:: Problem to work on ::
Print exactly the lines below between the line containing "Recreate this image" and the line containing "epochs = [i / 10 for i in range(101)]", counting both of those lines. Leave pictures out.

:: Records to process ::
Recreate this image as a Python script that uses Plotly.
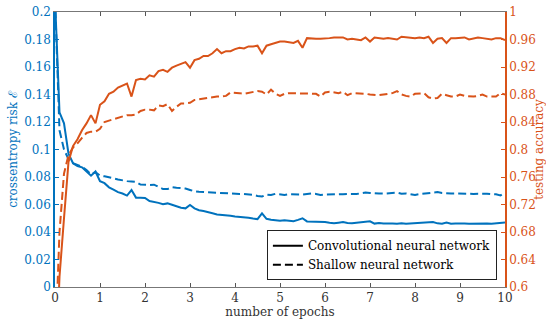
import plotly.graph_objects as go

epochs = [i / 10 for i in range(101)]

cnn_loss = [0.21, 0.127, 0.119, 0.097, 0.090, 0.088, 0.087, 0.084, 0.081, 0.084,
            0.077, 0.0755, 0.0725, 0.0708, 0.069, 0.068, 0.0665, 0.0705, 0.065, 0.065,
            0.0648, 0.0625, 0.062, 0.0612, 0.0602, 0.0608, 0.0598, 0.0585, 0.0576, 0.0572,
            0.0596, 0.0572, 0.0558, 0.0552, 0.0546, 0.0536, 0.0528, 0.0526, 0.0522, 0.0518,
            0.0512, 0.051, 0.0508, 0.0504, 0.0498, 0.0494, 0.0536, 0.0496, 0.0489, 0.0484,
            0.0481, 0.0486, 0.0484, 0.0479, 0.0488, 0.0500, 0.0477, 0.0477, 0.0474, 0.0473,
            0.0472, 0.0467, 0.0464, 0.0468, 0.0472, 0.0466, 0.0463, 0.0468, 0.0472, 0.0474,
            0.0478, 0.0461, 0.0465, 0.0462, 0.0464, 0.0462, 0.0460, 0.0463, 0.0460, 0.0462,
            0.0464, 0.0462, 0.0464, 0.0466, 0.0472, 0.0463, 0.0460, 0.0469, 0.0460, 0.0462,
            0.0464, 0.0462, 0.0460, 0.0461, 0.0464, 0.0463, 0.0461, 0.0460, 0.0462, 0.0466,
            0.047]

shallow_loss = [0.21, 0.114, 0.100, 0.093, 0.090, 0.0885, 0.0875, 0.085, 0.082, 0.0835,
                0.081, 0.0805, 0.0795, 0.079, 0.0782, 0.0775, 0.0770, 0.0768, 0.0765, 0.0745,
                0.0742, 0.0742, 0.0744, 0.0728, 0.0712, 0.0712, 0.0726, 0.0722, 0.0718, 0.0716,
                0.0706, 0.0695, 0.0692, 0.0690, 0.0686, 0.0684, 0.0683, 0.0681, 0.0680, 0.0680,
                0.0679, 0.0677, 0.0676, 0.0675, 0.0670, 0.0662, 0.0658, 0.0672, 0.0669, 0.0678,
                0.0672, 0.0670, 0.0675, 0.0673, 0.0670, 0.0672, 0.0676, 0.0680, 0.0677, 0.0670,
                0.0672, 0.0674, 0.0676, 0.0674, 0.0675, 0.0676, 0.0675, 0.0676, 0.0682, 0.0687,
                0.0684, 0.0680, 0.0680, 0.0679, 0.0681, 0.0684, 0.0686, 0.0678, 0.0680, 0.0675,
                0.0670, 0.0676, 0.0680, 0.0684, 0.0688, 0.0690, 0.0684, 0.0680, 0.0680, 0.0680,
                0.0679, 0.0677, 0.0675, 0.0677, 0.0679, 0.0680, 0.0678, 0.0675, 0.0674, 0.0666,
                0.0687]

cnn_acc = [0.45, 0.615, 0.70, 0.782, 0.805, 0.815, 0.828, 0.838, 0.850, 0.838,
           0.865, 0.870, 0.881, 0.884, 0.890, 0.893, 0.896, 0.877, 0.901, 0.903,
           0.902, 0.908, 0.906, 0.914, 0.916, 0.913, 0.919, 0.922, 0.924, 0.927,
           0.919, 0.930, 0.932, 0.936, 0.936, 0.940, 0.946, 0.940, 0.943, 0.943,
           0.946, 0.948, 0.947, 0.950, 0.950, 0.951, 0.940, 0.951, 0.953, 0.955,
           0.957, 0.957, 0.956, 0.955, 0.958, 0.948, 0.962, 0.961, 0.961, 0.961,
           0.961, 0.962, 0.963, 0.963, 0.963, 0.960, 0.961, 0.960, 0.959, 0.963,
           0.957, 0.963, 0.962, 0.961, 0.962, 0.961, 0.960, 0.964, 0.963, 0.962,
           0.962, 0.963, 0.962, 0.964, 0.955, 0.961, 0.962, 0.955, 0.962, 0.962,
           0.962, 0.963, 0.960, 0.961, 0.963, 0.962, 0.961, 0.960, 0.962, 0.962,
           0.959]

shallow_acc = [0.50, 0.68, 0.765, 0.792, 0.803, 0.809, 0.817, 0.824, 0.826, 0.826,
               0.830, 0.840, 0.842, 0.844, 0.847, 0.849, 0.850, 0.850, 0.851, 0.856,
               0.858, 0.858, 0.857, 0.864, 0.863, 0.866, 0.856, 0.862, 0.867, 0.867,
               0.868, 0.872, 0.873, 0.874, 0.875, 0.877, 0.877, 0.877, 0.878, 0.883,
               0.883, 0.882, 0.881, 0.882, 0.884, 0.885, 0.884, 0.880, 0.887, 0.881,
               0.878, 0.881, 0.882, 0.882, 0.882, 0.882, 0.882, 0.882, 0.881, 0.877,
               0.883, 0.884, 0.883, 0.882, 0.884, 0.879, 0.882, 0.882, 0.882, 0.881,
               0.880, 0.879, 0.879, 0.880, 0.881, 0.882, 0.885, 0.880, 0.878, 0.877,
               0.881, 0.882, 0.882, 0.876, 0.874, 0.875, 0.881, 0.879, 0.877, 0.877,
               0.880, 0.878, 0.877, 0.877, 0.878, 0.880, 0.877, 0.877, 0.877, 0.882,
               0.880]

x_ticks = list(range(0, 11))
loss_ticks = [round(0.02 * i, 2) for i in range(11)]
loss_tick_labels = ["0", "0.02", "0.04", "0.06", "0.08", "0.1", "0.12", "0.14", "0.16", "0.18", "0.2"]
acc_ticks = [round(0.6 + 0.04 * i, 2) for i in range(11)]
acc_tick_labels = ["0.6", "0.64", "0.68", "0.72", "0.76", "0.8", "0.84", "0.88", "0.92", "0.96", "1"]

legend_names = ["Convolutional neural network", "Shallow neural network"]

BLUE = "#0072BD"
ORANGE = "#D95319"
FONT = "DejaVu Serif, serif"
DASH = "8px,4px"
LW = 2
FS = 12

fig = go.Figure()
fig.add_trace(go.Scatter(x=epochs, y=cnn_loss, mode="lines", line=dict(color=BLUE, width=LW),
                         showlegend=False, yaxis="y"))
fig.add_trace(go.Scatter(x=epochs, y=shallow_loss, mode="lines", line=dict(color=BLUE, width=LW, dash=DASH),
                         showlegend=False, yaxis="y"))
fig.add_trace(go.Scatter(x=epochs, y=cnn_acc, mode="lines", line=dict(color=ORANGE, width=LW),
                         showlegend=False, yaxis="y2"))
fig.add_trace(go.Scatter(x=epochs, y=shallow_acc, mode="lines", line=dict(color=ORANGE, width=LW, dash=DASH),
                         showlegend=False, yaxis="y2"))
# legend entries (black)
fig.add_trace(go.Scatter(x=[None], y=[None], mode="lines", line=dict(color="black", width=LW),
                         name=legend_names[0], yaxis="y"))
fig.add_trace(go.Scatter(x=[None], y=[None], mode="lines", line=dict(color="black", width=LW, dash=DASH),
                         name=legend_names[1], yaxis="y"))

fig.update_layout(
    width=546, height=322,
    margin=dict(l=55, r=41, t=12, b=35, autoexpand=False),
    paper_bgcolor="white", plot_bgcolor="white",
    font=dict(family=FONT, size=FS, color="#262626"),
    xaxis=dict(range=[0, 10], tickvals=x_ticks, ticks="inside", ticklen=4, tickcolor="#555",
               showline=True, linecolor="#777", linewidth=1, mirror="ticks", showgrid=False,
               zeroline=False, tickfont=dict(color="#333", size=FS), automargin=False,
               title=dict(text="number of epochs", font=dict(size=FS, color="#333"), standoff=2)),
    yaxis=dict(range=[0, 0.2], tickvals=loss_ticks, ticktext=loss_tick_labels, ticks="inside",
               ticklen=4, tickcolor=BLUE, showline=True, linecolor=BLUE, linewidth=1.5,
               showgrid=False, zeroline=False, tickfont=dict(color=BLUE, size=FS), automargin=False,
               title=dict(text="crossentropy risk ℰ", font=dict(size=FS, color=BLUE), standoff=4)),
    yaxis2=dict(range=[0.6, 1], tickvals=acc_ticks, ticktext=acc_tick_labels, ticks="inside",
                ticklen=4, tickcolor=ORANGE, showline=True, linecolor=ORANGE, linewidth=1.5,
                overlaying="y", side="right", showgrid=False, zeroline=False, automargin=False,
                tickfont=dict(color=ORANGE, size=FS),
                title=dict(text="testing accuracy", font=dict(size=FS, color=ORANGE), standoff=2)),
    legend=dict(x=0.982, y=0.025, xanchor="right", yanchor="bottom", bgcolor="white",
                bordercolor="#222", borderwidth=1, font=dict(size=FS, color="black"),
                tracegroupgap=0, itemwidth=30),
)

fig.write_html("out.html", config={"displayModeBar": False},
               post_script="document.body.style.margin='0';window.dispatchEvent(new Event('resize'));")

* * *

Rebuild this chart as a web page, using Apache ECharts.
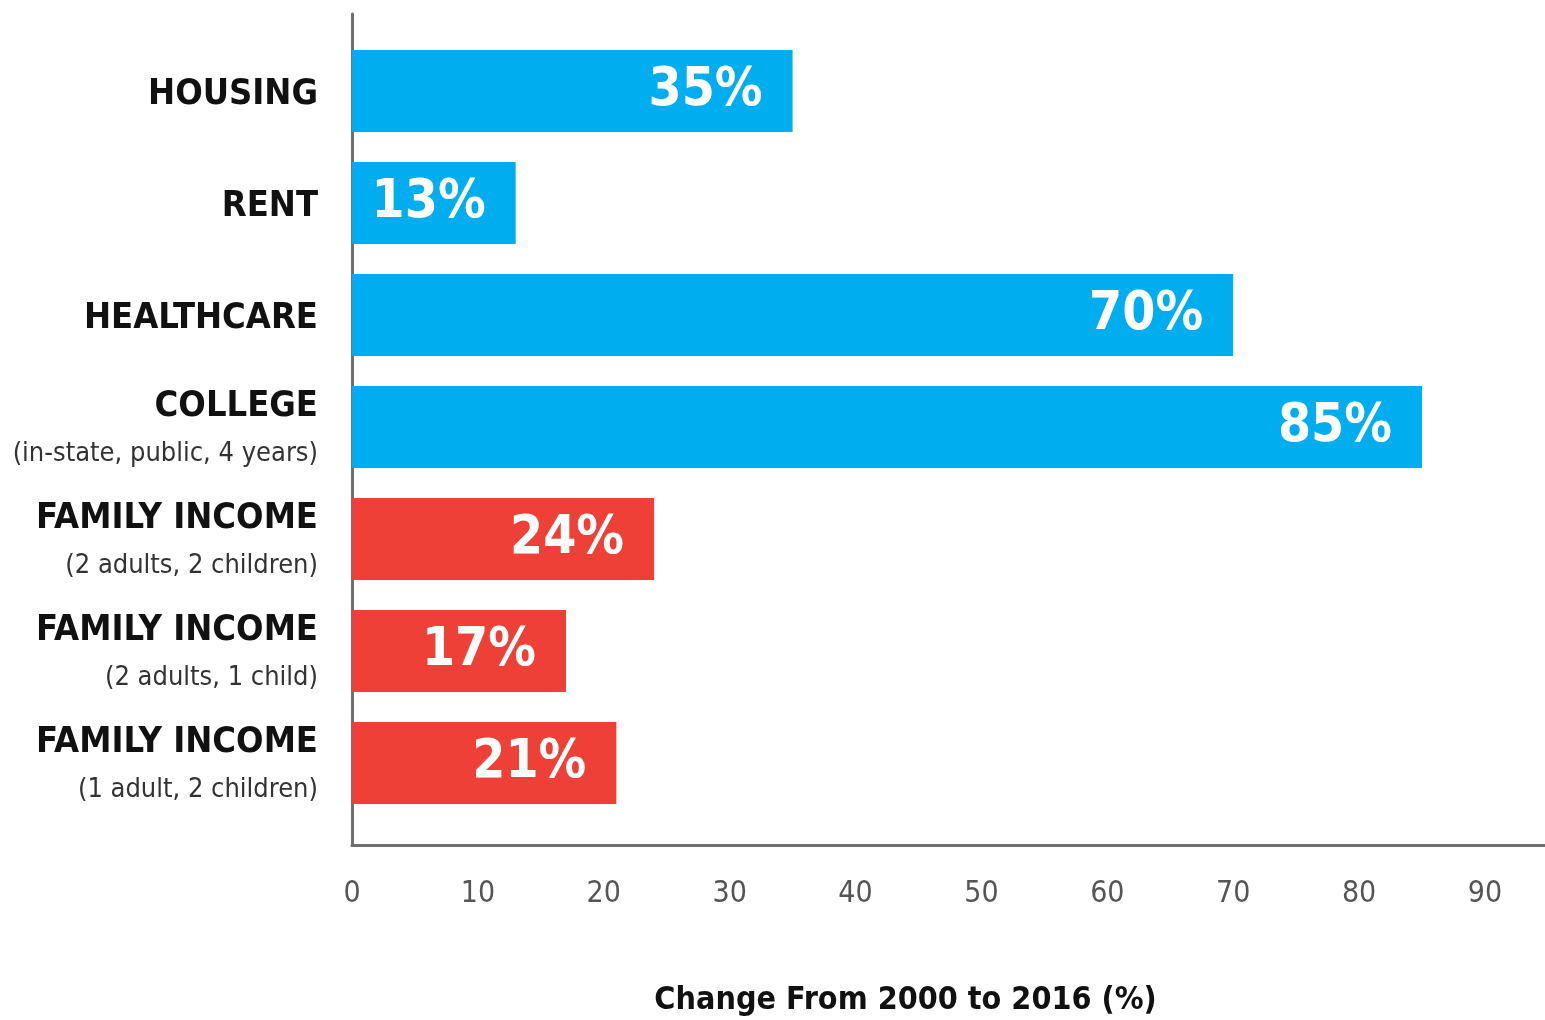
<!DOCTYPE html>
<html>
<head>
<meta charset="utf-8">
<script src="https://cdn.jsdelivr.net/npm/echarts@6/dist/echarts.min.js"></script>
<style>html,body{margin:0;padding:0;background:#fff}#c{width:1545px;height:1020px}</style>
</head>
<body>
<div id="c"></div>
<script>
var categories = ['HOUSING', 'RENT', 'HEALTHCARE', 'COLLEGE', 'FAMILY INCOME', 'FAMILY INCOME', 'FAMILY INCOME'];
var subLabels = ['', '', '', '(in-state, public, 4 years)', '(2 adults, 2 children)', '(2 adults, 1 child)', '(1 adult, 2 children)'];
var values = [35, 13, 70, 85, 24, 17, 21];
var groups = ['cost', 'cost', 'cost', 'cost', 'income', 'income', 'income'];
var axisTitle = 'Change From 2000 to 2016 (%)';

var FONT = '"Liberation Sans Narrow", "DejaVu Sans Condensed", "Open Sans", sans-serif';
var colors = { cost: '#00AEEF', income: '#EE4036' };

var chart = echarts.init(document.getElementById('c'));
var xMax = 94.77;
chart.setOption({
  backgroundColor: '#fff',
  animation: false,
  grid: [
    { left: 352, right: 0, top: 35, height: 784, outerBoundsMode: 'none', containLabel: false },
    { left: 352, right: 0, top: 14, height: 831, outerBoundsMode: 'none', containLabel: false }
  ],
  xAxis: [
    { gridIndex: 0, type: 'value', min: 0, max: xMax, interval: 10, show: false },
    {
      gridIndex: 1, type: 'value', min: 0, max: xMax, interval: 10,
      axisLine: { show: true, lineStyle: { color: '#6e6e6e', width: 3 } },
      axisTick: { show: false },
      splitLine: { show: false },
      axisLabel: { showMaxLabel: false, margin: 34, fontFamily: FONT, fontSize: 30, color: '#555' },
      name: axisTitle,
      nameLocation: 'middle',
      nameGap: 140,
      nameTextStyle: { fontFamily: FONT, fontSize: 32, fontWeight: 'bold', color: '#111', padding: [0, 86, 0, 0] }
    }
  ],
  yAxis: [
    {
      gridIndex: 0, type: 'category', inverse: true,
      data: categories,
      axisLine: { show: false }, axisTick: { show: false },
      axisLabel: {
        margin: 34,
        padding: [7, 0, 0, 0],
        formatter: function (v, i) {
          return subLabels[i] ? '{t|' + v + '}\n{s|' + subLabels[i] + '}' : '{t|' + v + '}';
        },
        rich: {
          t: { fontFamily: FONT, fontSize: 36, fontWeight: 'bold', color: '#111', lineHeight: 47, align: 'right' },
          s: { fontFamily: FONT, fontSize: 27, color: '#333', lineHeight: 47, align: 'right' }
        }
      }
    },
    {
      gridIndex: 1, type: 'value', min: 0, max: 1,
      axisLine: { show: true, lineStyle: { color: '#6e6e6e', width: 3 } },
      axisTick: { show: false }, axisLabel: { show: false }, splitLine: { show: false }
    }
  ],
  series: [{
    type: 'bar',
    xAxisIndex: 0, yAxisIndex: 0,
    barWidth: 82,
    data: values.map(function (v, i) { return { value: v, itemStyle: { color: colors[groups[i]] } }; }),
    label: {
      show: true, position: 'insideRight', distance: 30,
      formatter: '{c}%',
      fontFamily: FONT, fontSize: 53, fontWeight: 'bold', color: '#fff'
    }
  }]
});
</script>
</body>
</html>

:: Answer for the task ::
Recreate this image as a Python script that uses Plotly.
import plotly.graph_objects as go

epochs = [i / 10 for i in range(101)]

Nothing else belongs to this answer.